The entropy inherent in large structures
Watanabe started his bureaucratic life with ambitions to reform. His idealistic report is mouldering away in a bottom drawer. But he’s working in a place where the only activity is the filling out of reports, not the achieving of change. It’s a kind of tomb. Here no one will accept responsibility; anything unusual, such as the request of a group of neighborhood mothers that a swamp be filled and made into a playground, is frantically passed on to another department. This is not merely satire. The government, of the country as of the local region, is behaving as Watanabe, withdrawing from living and substituting empty formalism in its place. It is no accident Watanabe is head of a department. If we want to we can ask, is it my problem too? The moralist is much more in evidence here.

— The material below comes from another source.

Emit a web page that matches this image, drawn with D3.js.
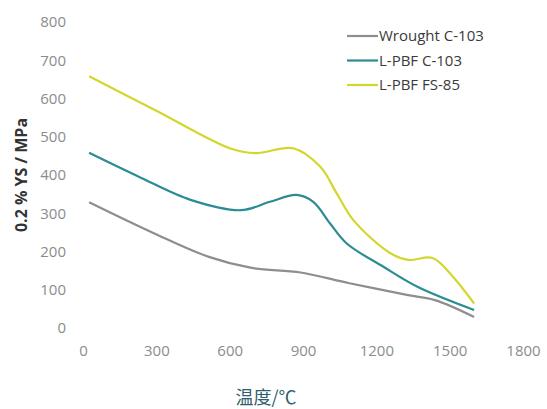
<!DOCTYPE html>
<html>
<head>
<meta charset="utf-8">
<script src="https://cdn.jsdelivr.net/npm/d3@7"></script>
<style>
  body { margin: 0; background: #fff; }
  text { font-family: "Open Sans", "DejaVu Sans", sans-serif; }
</style>
</head>
<body>
<div id="chart"></div>
<script>
// data (temperature in °C, 0.2% yield strength in MPa)
const seriesNames = ["Wrought C-103", "L-PBF C-103", "L-PBF FS-85"];
const seriesColors = ["#8e8e8e", "#2b8c92", "#d3d72c"];

const wroughtTemp = [25, 290, 515, 690, 890, 1090, 1330, 1440, 1600];
const wroughtYS   = [329, 248, 186, 157, 145, 117, 86, 73, 29];

const pbfC103Temp = [25, 230, 440, 646, 765, 874, 942, 1010, 1079, 1229, 1370, 1600];
const pbfC103YS   = [458, 395, 335, 308, 330, 348, 330, 274, 221, 160, 107, 47];

const fs85Temp = [25, 300, 600, 705, 860, 970, 1038, 1106, 1256, 1330, 1430, 1515, 1600];
const fs85YS   = [658, 568, 470, 457, 470, 422, 352, 282, 196, 178, 183, 133, 64];

const xTicks = [0, 300, 600, 900, 1200, 1500, 1800];
const yTicks = [0, 100, 200, 300, 400, 500, 600, 700, 800];

const width = 547, height = 409;

const svg = d3.select("#chart")
    .append("svg")
    .attr("width", width)
    .attr("height", height);

const x = d3.scaleLinear().domain([0, 1800]).range([83, 523]);
const y = d3.scaleLinear().domain([0, 800]).range([328, 22]);

// y tick labels (no axis line)
const yAxis = svg.append("g")
    .attr("transform", "translate(66,0)")
    .call(d3.axisLeft(y).tickValues(yTicks).tickFormat(d3.format("d")).tickSize(0).tickPadding(0));
yAxis.select(".domain").remove();
yAxis.selectAll("text")
    .attr("fill", "#8c8c8c")
    .style("font-size", "15px");

// x tick labels
const xAxis = svg.append("g")
    .attr("transform", "translate(0,345)")
    .call(d3.axisBottom(x).tickValues(xTicks).tickFormat(d3.format("d")).tickSize(0).tickPadding(0));
xAxis.select(".domain").remove();
xAxis.selectAll("text")
    .attr("fill", "#8c8c8c")
    .style("font-size", "15px");

// axis titles
svg.append("text")
    .attr("transform", "translate(27,175) rotate(-90)")
    .attr("text-anchor", "middle")
    .attr("fill", "#333")
    .style("font-size", "16px")
    .style("font-weight", "bold")
    .text("0.2 % YS / MPa");

svg.append("text")
    .attr("x", 266)
    .attr("y", 404)
    .attr("text-anchor", "middle")
    .attr("fill", "#2f5e6e")
    .style("font-family", "'Noto Sans CJK SC', sans-serif")
    .style("font-size", "18px")
    .text("温度/℃");

// lines
const series = [
    {name: seriesNames[0], color: seriesColors[0], pts: d3.zip(wroughtTemp, wroughtYS)},
    {name: seriesNames[1], color: seriesColors[1], pts: d3.zip(pbfC103Temp, pbfC103YS)},
    {name: seriesNames[2], color: seriesColors[2], pts: d3.zip(fs85Temp, fs85YS)}
];

const line = d3.line()
    .x(d => x(d[0]))
    .y(d => y(d[1]))
    .curve(d3.curveCatmullRom.alpha(0.5));

svg.selectAll("path.series")
    .data(series)
    .enter()
    .append("path")
    .attr("class", "series")
    .attr("d", d => line(d.pts))
    .attr("fill", "none")
    .attr("stroke", d => d.color)
    .attr("stroke-width", 2.2);

// legend
const legend = svg.selectAll("g.legend")
    .data(series)
    .enter()
    .append("g")
    .attr("class", "legend")
    .attr("transform", (d, i) => `translate(347,${36 + i * 24.5})`);

legend.append("line")
    .attr("x1", 0).attr("x2", 31)
    .attr("stroke", d => d.color)
    .attr("stroke-width", 2.2);

legend.append("text")
    .attr("x", 32)
    .attr("dy", "0.36em")
    .attr("fill", "#3a3a3a")
    .style("font-size", "15px")
    .text(d => d.name);
</script>
</body>
</html>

The political response we have to others’ actions
That Watanabe is not the entire subject of the film is made clear as his death occurs halfway through it. We see the Buddhist wake. The guests at the wake at first give lip service to Watanabe’s virtues, then the politicians among them compete for the credit of building the park. The workers in Watanabe’s department discuss who will be the next head. The group of petitioners are admitted to pay their respects. They say nothing; but they are grateful. In Japan it matters how the dead are thought of. Kurosawa shows that all the survivors, even the grief stricken, are motivated by personal considerations. He shows this to be natural and inevitable, while satirising more extreme manifestations of it. The mourners cannot give meaning to their life by praising Watanabe though; they will need to strive as hard as Watanabe had: most of them won’t. There is a social dimension of our actions, as of our inactions. Kurosawa wants viewers of his film to be at that wake too, and reflect on what Watanabe’s life and death meant.
Watanabe dies in his playground. He sits on a swing, and sings his song of young girls who fall in love. It is snowing. Watanabe is happy, not because of the playground, not because of the song. He has found something vital. What makes Ikiru an important film is that viewers who watch it can understand just what he has found.